* [INSTRUCTIONS TO FOLLOW]: Count how many lines of the material hold "chart". Respond with that number alone.

* [PROVIDED MATERIAL]:
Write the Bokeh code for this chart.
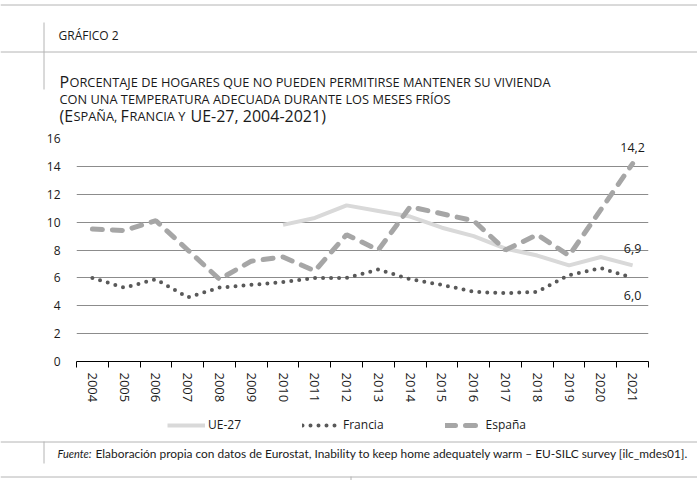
from bokeh.plotting import figure
from bokeh.models import Range1d, FixedTicker, Legend, LegendItem, ColumnDataSource
from bokeh.core.properties import value
from bokeh.embed import file_html
from bokeh.resources import INLINE

# ---------------- data ----------------
years = list(range(2004, 2022))
espana = [9.5, 9.4, 10.1, 8.0, 5.9, 7.2, 7.5, 6.5, 9.1, 8.0, 11.1, 10.6, 10.1, 8.0, 9.1, 7.6, 10.9, 14.2]
francia = [6.0, 5.3, 5.9, 4.6, 5.3, 5.5, 5.7, 6.0, 6.0, 6.6, 5.9, 5.5, 5.0, 4.9, 5.0, 6.2, 6.7, 6.0]
ue27_years = list(range(2010, 2022))
ue27 = [9.8, 10.3, 11.2, 10.8, 10.4, 9.6, 9.0, 8.1, 7.6, 6.9, 7.5, 6.9]
y_ticks = [0, 2, 4, 6, 8, 10, 12, 14, 16]
series_names = ["UE-27", "Francia", "España"]

W = 697
FONT = "Open Sans"
FFONT = "Lato"
TXT = "#1a1a1a"
RULE = "#b4b4b4"
C_UE = "#d9d9d9"
C_FR = "#595959"
C_ES = "#a6a6a6"

def blank(h):
    f = figure(width=W, height=h, output_backend="svg", toolbar_location=None,
               x_range=Range1d(0, W), y_range=Range1d(h, 0),
               x_axis_type=None, y_axis_type=None,
               min_border=0, min_border_left=0, min_border_right=0,
               min_border_top=0, min_border_bottom=0)
    f.grid.visible = False
    f.outline_line_color = None
    return f

def txt(f, x, y, t, size, font=FONT, style="normal", baseline="alphabetic"):
    f.text(x=[x], y=[y], text=[t], text_font=value(font), text_font_size=size,
           text_font_style=style, text_color=TXT, text_baseline=baseline, text_align="left")

# ---------------- header ----------------
H1 = 128
hd = blank(H1)
hd.segment(x0=[0, 0, 43.5], y0=[4.5, 51.5, 22], x1=[W, W, 43.5], y1=[4.5, 51.5, 89],
           line_color=RULE, line_width=1)
txt(hd, 58, 35, "GRÁFICO 2", "12px")
big = "16px"
small = "12.8px"
txt(hd, 59, 81, "P", big)
txt(hd, 69, 81, "ORCENTAJE DE HOGARES QUE NO PUEDEN PERMITIRSE MANTENER SU VIVIENDA", small)
txt(hd, 59, 98, "CON UNA TEMPERATURA ADECUADA DURANTE LOS MESES FRÍOS", small)
txt(hd, 59, 115, "(E", big)
txt(hd, 73, 115, "SPAÑA, ", small)
txt(hd, 120, 115, "F", big)
txt(hd, 129, 115, "RANCIA Y ", small)
txt(hd, 190, 115, "UE-27, 2004-2021)", big)

# ---------------- main chart ----------------
H2 = 284
p = figure(width=W, height=H2, output_backend="svg", toolbar_location=None,
           x_range=Range1d(years[0] - 0.5, years[-1] + 0.5), y_range=Range1d(y_ticks[0], y_ticks[-1]),
           min_border_left=76, min_border_right=49, min_border_top=10, min_border_bottom=51)
p.outline_line_color = None
p.xgrid.grid_line_color = None
p.ygrid.grid_line_color = "#8c8c8c"
p.ygrid.grid_line_width = 1
p.ygrid.ticker = FixedTicker(ticks=y_ticks)

p.yaxis.ticker = FixedTicker(ticks=y_ticks)
p.yaxis.axis_line_color = None
p.yaxis.major_tick_line_color = None
p.yaxis.minor_tick_line_color = None
p.yaxis.major_label_standoff = 10
p.yaxis.major_label_text_font = FONT
p.yaxis.major_label_text_font_size = "12px"
p.yaxis.major_label_text_color = TXT

p.xaxis.ticker = FixedTicker(ticks=years, minor_ticks=[y - 0.5 for y in years] + [years[-1] + 0.5])
p.xaxis.axis_line_color = "#000000"
p.xaxis.major_tick_line_color = None
p.xaxis.minor_tick_line_color = "#000000"
p.xaxis.minor_tick_out = 6
p.xaxis.minor_tick_in = 0
p.xaxis.major_tick_out = 0
p.xaxis.major_label_standoff = 5
p.xaxis.major_label_orientation = "vertical"
p.xaxis.major_label_text_font = FONT
p.xaxis.major_label_text_font_size = "13px"
p.xaxis.major_label_text_color = TXT

p.line(ue27_years, ue27, line_color=C_UE, line_width=4)
p.line(years, francia, line_color=C_FR, line_width=4, line_dash="0 8", line_cap="round")
p.line(years, espana, line_color=C_ES, line_width=5, line_dash="10 10", line_cap="round")

lab = ColumnDataSource(dict(
    x=[years[-1], ue27_years[-1], years[-1]],
    y=[espana[-1], ue27[-1], francia[-1]],
    t=[f"{espana[-1]:.1f}".replace(".", ","), f"{ue27[-1]:.1f}".replace(".", ","),
       f"{francia[-1]:.1f}".replace(".", ",")],
    dy=[-16, -17, 18],
))
p.text(x="x", y="y", text="t", y_offset="dy", source=lab, text_font=value(FONT),
       text_font_size="12.5px", text_color=TXT, text_align="center", text_baseline="middle")

# ---------------- footer ----------------
H3 = 68
ft = blank(H3)
ft.segment(x0=[0, 43.5, 0, 350.5], y0=[29.5, 29, 64.5, 64], x1=[W, 43.5, W, 350.5], y1=[29.5, 51, 64.5, 68],
           line_color=RULE, line_width=1)
txt(ft, 57, 41, "Fuente:", "11px", font=FFONT, style="italic", baseline="middle")
txt(ft, 95, 41, "Elaboración propia con datos de Eurostat, Inability to keep home adequately warm – EU-SILC survey [ilc_mdes01].",
    "11.9px", font=FFONT, baseline="middle")

d_ue = ft.line([-100, -90], [-100, -100], line_color=C_UE, line_width=4)
d_fr = ft.line([-100, -90], [-100, -100], line_color=C_FR, line_width=4, line_dash="0 8", line_cap="round")
d_es = ft.line([-100, -90], [-100, -100], line_color=C_ES, line_width=5, line_dash="10 10", line_cap="round")
legend = Legend(items=[LegendItem(label=series_names[0], renderers=[d_ue]),
                       LegendItem(label=series_names[1], renderers=[d_fr]),
                       LegendItem(label=series_names[2], renderers=[d_es])],
                orientation="horizontal", location=(167, 47), padding=0, margin=0,
                spacing=61, glyph_width=38, glyph_height=10, label_height=10,
                label_standoff=3, border_line_color=None, background_fill_alpha=0,
                label_text_font=FONT, label_text_font_size="12px", label_text_color=TXT)
ft.add_layout(legend)

open("out.html", "w").write(file_html([hd, p, ft], INLINE))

* [RESPONSE TO THE TASK]: 2